| EXERCISE INSTRUCTIONS |
Repeat every line of the data exactly, but not the pictures.
++++ DATA
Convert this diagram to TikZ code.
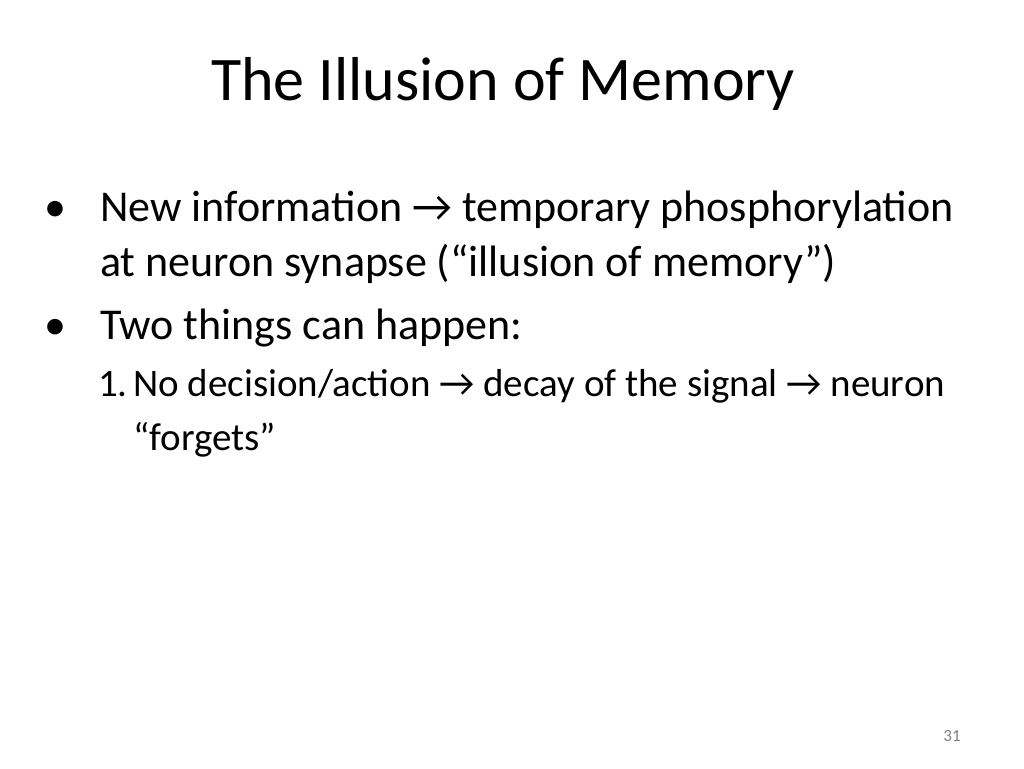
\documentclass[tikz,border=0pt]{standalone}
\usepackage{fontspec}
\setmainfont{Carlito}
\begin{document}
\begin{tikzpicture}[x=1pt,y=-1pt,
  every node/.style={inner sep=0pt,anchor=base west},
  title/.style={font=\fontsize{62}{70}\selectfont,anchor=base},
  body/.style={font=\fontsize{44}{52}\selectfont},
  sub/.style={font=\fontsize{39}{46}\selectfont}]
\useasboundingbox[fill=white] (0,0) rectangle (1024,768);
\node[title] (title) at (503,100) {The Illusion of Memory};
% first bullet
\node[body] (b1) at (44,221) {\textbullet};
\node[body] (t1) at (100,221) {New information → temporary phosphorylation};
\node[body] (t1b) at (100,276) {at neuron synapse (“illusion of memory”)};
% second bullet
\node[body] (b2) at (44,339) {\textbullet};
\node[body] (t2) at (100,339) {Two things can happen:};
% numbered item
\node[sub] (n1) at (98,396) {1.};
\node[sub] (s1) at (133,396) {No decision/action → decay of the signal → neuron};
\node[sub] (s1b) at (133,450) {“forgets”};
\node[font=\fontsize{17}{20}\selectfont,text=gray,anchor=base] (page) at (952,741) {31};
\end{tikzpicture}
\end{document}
++++++++
| RESPONSE |
Convert this diagram to TikZ code.
\documentclass[tikz,border=0pt]{standalone}
\usepackage{fontspec}
\setmainfont{Carlito}
\begin{document}
\begin{tikzpicture}[x=1pt,y=-1pt,
  every node/.style={inner sep=0pt,anchor=base west},
  title/.style={font=\fontsize{62}{70}\selectfont,anchor=base},
  body/.style={font=\fontsize{44}{52}\selectfont},
  sub/.style={font=\fontsize{39}{46}\selectfont}]
\useasboundingbox[fill=white] (0,0) rectangle (1024,768);
\node[title] (title) at (503,100) {The Illusion of Memory};
% first bullet
\node[body] (b1) at (44,221) {\textbullet};
\node[body] (t1) at (100,221) {New information → temporary phosphorylation};
\node[body] (t1b) at (100,276) {at neuron synapse (“illusion of memory”)};
% second bullet
\node[body] (b2) at (44,339) {\textbullet};
\node[body] (t2) at (100,339) {Two things can happen:};
% numbered item
\node[sub] (n1) at (98,396) {1.};
\node[sub] (s1) at (133,396) {No decision/action → decay of the signal → neuron};
\node[sub] (s1b) at (133,450) {“forgets”};
\node[font=\fontsize{17}{20}\selectfont,text=gray,anchor=base] (page) at (952,741) {31};
\end{tikzpicture}
\end{document}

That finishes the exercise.